[START]

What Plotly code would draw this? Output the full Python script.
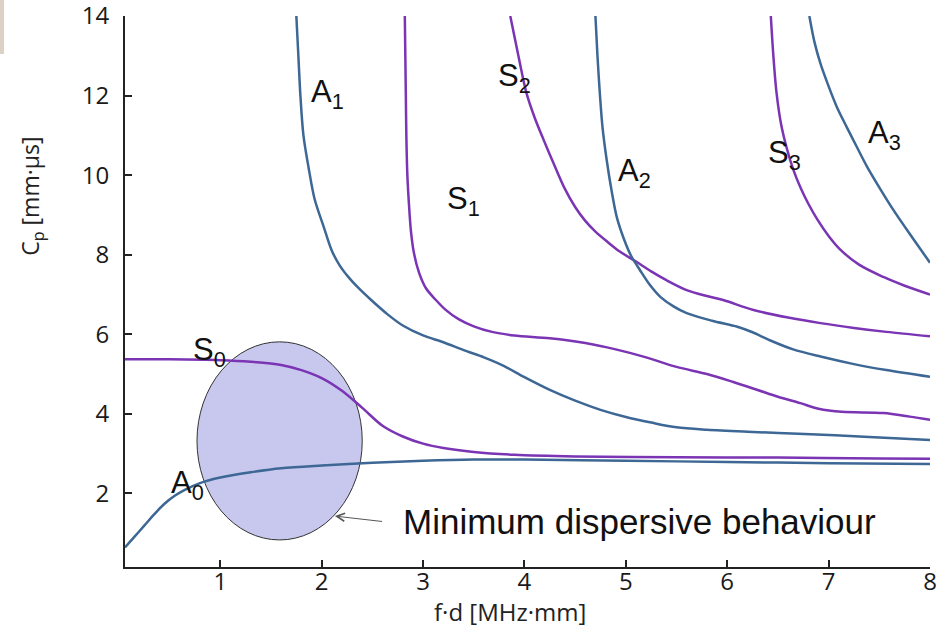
import plotly.graph_objects as go

# ---- data ----
A0_x = [0.06, 0.15, 0.25, 0.35, 0.45, 0.55, 0.65, 0.8, 1.0, 1.3, 1.6, 2.0, 2.5, 3.0, 3.5, 4.0, 5.0, 6.0, 7.0, 8.0]
A0_y = [0.64, 0.90, 1.19, 1.48, 1.74, 1.94, 2.09, 2.26, 2.40, 2.53, 2.63, 2.70, 2.77, 2.82, 2.85, 2.85, 2.82, 2.79, 2.76, 2.74]

S0_x = [0.06, 0.5, 1.0, 1.3, 1.6, 1.8, 2.0, 2.2, 2.4, 2.6, 2.8, 3.0, 3.2, 3.5, 3.9, 4.5, 5.5, 6.5, 7.5, 8.0]
S0_y = [5.37, 5.37, 5.35, 5.31, 5.23, 5.10, 4.90, 4.58, 4.15, 3.70, 3.43, 3.25, 3.14, 3.04, 2.97, 2.93, 2.91, 2.90, 2.88, 2.87]

A1_x = [1.75, 1.77, 1.79, 1.82, 1.87, 1.93, 2.02, 2.10, 2.18, 2.26, 2.36, 2.48, 2.65, 2.80, 3.0, 3.2, 3.4, 3.6, 3.8,
        4.0, 4.25, 4.5, 4.75, 5.0, 5.25, 5.5, 5.8, 6.2, 6.7, 7.4, 8.0]
A1_y = [14, 13.0, 12.0, 11.0, 10.2, 9.4, 8.7, 8.1, 7.72, 7.45, 7.17, 6.88, 6.5, 6.22, 5.97, 5.8, 5.6, 5.42, 5.2,
        4.92, 4.6, 4.33, 4.1, 3.92, 3.78, 3.66, 3.6, 3.55, 3.5, 3.42, 3.34]

S1_x = [2.82, 2.825, 2.83, 2.835, 2.845, 2.86, 2.88, 2.91, 2.96, 3.03, 3.12, 3.22, 3.35, 3.5, 3.68, 3.9, 4.25, 4.6,
        4.9, 5.2, 5.5, 5.8, 6.06, 6.3, 6.5, 6.72, 6.9, 7.13, 7.54, 7.8, 8.0]
S1_y = [14, 13, 12, 11, 10, 9.3, 8.6, 8.04, 7.55, 7.15, 6.88, 6.62, 6.38, 6.2, 6.06, 5.97, 5.9, 5.78,
        5.62, 5.42, 5.18, 5.0, 4.8, 4.6, 4.43, 4.27, 4.13, 4.05, 4.02, 3.93, 3.85]

S2_x = [3.86, 3.94, 4.02, 4.10, 4.19, 4.29, 4.39, 4.50, 4.60, 4.70, 4.82, 4.94, 5.10, 5.25, 5.40, 5.60, 5.80, 5.96,
        6.26, 6.60, 6.92, 7.25, 7.57, 8.0]
S2_y = [14, 13.0, 12.06, 11.45, 10.88, 10.28, 9.7, 9.2, 8.85, 8.58, 8.32, 8.08, 7.83, 7.58, 7.36, 7.11, 6.96, 6.86,
        6.61, 6.42, 6.28, 6.16, 6.06, 5.95]

A2_x = [4.70, 4.72, 4.745, 4.77, 4.81, 4.86, 4.91, 4.98, 5.05, 5.14, 5.24, 5.34, 5.47, 5.6, 5.85, 6.1, 6.25, 6.42,
        6.65, 6.92, 7.25, 7.57, 8.0]
A2_y = [14, 13, 12, 11.2, 10.4, 9.6, 8.95, 8.4, 7.98, 7.61, 7.23, 6.94, 6.7, 6.53, 6.34, 6.19, 6.05, 5.85,
        5.62, 5.44, 5.25, 5.10, 4.93]

S3_x = [6.43, 6.455, 6.485, 6.53, 6.59, 6.65, 6.72, 6.80, 6.89, 7.0, 7.11, 7.3, 7.54, 7.75, 8.0]
S3_y = [14, 13, 12.1, 11.3, 10.65, 10.15, 9.7, 9.28, 8.88, 8.47, 8.14, 7.75, 7.44, 7.22, 7.0]

A3_x = [6.81, 6.86, 6.92, 6.99, 7.08, 7.18, 7.28, 7.38, 7.51, 7.64, 7.82, 8.0]
A3_y = [14, 13.35, 12.8, 12.3, 11.72, 11.2, 10.7, 10.21, 9.65, 9.12, 8.45, 7.8]

x_ticks = [1, 2, 3, 4, 5, 6, 7, 8]
y_ticks = [2, 4, 6, 8, 10, 12, 14]

# mode labels: (text, x, y)
mode_labels = [
    ("A<sub>0</sub>", 0.49, 2.22),
    ("S<sub>0</sub>", 0.71, 5.56),
    ("A<sub>1</sub>", 1.87, 12.05),
    ("S<sub>1</sub>", 3.22, 9.35),
    ("S<sub>2</sub>", 3.72, 12.45),
    ("A<sub>2</sub>", 4.90, 10.05),
    ("S<sub>3</sub>", 6.38, 10.50),
    ("A<sub>3</sub>", 7.37, 11.00),
]

BLUE = "#3d6794"
PURPLE = "#7a34b4"

fig = go.Figure()

curves = [
    ("A0", A0_x, A0_y, BLUE),
    ("S0", S0_x, S0_y, PURPLE),
    ("A1", A1_x, A1_y, BLUE),
    ("S1", S1_x, S1_y, PURPLE),
    ("S2", S2_x, S2_y, PURPLE),
    ("A2", A2_x, A2_y, BLUE),
    ("S3", S3_x, S3_y, PURPLE),
    ("A3", A3_x, A3_y, BLUE),
]
for name, xs, ys, col in curves:
    fig.add_trace(go.Scatter(
        x=xs, y=ys, mode="lines", name=name,
        line=dict(color=col, width=2.5, shape="spline", smoothing=0.9),
        hoverinfo="skip", showlegend=False,
    ))

# ellipse marking minimum dispersion
fig.add_shape(type="circle", xref="x", yref="y",
              x0=0.77, x1=2.40, y0=0.83, y1=5.81,
              fillcolor="#c8c8ee", line=dict(color="#333333", width=1),
              layer="below")

# small tan patch in the top-left corner
fig.add_shape(type="rect", xref="paper", yref="paper",
              x0=-0.1553, x1=-0.1503, y0=0.931, y1=1.029,
              fillcolor="#ddd1c5", line=dict(width=0), layer="below")

label_font = dict(family="Liberation Sans, Arial, sans-serif", size=31, color="#111111")
for txt, lx, ly in mode_labels:
    fig.add_annotation(x=lx, y=ly, xref="x", yref="y", text=txt,
                       showarrow=False, xanchor="left", yanchor="middle",
                       font=label_font)

# note with arrow
fig.add_annotation(x=2.13, y=1.43, ax=2.61, ay=1.29, xref="x", yref="y",
                   axref="x", ayref="y", text="", showarrow=True,
                   arrowhead=5, arrowsize=1.6, arrowwidth=1, arrowcolor="#555555")
fig.add_annotation(x=2.785, y=1.30, xref="x", yref="y",
                   text="Minimum dispersive behaviour", showarrow=False,
                   xanchor="left", yanchor="middle",
                   font=dict(family="Liberation Sans, Arial, sans-serif", size=35, color="#111111"))

# axis titles
fig.add_annotation(x=-0.1155, y=0.672, xref="paper", yref="paper",
                   text="C<sub>p</sub> [mm·μs]", textangle=-90, showarrow=False,
                   xanchor="center", yanchor="middle",
                   font=dict(family="Open Sans, sans-serif", size=23, color="#222222"))
fig.add_annotation(x=0.478, y=-0.08, xref="paper", yref="paper",
                   text="f·d [MHz·mm]", showarrow=False,
                   xanchor="center", yanchor="middle",
                   font=dict(family="Open Sans, sans-serif", size=24, color="#222222"))

tick_font = dict(family="Open Sans, sans-serif", size=24, color="#1a1a1a")
fig.update_xaxes(range=[0.06, 8], tickvals=x_ticks, ticktext=[str(v) for v in x_ticks],
                 showgrid=False, zeroline=False, showline=True, linecolor="#222222",
                 linewidth=2, ticks="inside", ticklen=7, tickwidth=2, tickcolor="#222222",
                 tickfont=tick_font, automargin=False, ticklabeloverflow="allow",
                 ticklabelstandoff=-8)
fig.update_yaxes(range=[0.15, 14], tickvals=y_ticks, ticktext=[str(v) for v in y_ticks],
                 showgrid=False, zeroline=False, showline=True, linecolor="#222222",
                 linewidth=2, ticks="inside", ticklen=7, tickwidth=2, tickcolor="#222222",
                 tickfont=tick_font, automargin=False, ticklabeloverflow="allow",
                 ticklabelstandoff=9)

fig.update_layout(width=951, height=632,
                  margin=dict(l=125, r=21, t=16, b=65, autoexpand=False),
                  paper_bgcolor="white", plot_bgcolor="white")

# remove the browser's default body margin so the figure fills the window exactly
fig.write_html("out.html", config={"displayModeBar": False},
               post_script="document.body.style.margin='0px';")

[END]

WHAT THIS TASK INVOLVES: Emit the lines of the material exactly, from its first line to the line containing "4.02, 3.93, 3.85]", inclusive; leave every picture out.

EXERCISE SOLUTION:
What Plotly code would draw this? Output the full Python script.
import plotly.graph_objects as go

# ---- data ----
A0_x = [0.06, 0.15, 0.25, 0.35, 0.45, 0.55, 0.65, 0.8, 1.0, 1.3, 1.6, 2.0, 2.5, 3.0, 3.5, 4.0, 5.0, 6.0, 7.0, 8.0]
A0_y = [0.64, 0.90, 1.19, 1.48, 1.74, 1.94, 2.09, 2.26, 2.40, 2.53, 2.63, 2.70, 2.77, 2.82, 2.85, 2.85, 2.82, 2.79, 2.76, 2.74]

S0_x = [0.06, 0.5, 1.0, 1.3, 1.6, 1.8, 2.0, 2.2, 2.4, 2.6, 2.8, 3.0, 3.2, 3.5, 3.9, 4.5, 5.5, 6.5, 7.5, 8.0]
S0_y = [5.37, 5.37, 5.35, 5.31, 5.23, 5.10, 4.90, 4.58, 4.15, 3.70, 3.43, 3.25, 3.14, 3.04, 2.97, 2.93, 2.91, 2.90, 2.88, 2.87]

A1_x = [1.75, 1.77, 1.79, 1.82, 1.87, 1.93, 2.02, 2.10, 2.18, 2.26, 2.36, 2.48, 2.65, 2.80, 3.0, 3.2, 3.4, 3.6, 3.8,
        4.0, 4.25, 4.5, 4.75, 5.0, 5.25, 5.5, 5.8, 6.2, 6.7, 7.4, 8.0]
A1_y = [14, 13.0, 12.0, 11.0, 10.2, 9.4, 8.7, 8.1, 7.72, 7.45, 7.17, 6.88, 6.5, 6.22, 5.97, 5.8, 5.6, 5.42, 5.2,
        4.92, 4.6, 4.33, 4.1, 3.92, 3.78, 3.66, 3.6, 3.55, 3.5, 3.42, 3.34]

S1_x = [2.82, 2.825, 2.83, 2.835, 2.845, 2.86, 2.88, 2.91, 2.96, 3.03, 3.12, 3.22, 3.35, 3.5, 3.68, 3.9, 4.25, 4.6,
        4.9, 5.2, 5.5, 5.8, 6.06, 6.3, 6.5, 6.72, 6.9, 7.13, 7.54, 7.8, 8.0]
S1_y = [14, 13, 12, 11, 10, 9.3, 8.6, 8.04, 7.55, 7.15, 6.88, 6.62, 6.38, 6.2, 6.06, 5.97, 5.9, 5.78,
        5.62, 5.42, 5.18, 5.0, 4.8, 4.6, 4.43, 4.27, 4.13, 4.05, 4.02, 3.93, 3.85]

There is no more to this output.